New relationships are being forged between business owners and the arts community:

  • First Fridays in the Southtown section of the city, near downtown, are successful merchant-driven monthly events where restaurants and antique stores showcase local art while exhibition openings anchor another end of an avenue at the Blue Star Arts Complex.
  • A Blue Star Art Space public art project this summer filled storefronts along the gradually developing “Deco District” with such success that businesses are interested in it as an annual event.

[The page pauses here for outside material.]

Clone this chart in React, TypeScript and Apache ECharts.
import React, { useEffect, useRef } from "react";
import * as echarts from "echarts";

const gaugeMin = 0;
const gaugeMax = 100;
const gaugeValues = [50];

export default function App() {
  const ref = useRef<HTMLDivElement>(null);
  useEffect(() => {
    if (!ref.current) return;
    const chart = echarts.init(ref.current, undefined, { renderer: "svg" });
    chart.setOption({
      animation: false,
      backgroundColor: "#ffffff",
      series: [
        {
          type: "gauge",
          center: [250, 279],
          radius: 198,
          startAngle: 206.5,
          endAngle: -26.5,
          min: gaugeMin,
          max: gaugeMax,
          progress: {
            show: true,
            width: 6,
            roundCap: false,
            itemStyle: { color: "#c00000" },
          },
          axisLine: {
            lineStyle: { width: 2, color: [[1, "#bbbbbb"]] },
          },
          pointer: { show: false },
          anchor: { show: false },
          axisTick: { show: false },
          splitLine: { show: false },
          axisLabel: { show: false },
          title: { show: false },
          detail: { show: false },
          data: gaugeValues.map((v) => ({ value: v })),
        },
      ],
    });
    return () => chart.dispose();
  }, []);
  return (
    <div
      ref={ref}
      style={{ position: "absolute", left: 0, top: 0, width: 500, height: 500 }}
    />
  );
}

Successful shifts in focus have led to new partnerships:

  • San Antonio Fighting Back (the local outpost of a national United Way program to reduce the demand for alcohol and illegal drugs funded by the Robert Wood Johnson Foundation and the Center for Substance Abuse Prevention) has acknowledged this year that the arts can be as effective youth alternatives to gang activity as sports.
  • Southwestern Bell and Pace Foods came to the aid of an event called “Art in the 'Hood” as it tried to define itself as either an arts event or a fundraiser for a local community development corporation. The corporate support helped the community adopt the arts event portion while the CDC benefited from food booths. A base was successfully established from which to repeat the event annually.

Initiatives like these are helping lead this vibrant and diverse community of artists, arts organizations, academics, audiences, and collectors toward becoming a body of vocal arts advocates seeking other untapped sources of cultural support. Yet, while growing and great, private support is not enough.

For tourists and travelers, San Antonio has long been both a destination and a place to start. Like many other cities in this country, San Antonio—ninth largest in the nation—dickers about potholes and public art, dispenses with funding for arts agencies, confuses public art with public funding for the arts, and continues questioning public funding of art that some consider too public.

Art historian Victor Zamudio Taylor has characterized San Antonio as a hotbed for “glocalization.” San Antonio is cast as harbinger for the rest of the nation, and here, Grantmakers in the Arts may witness what's coming.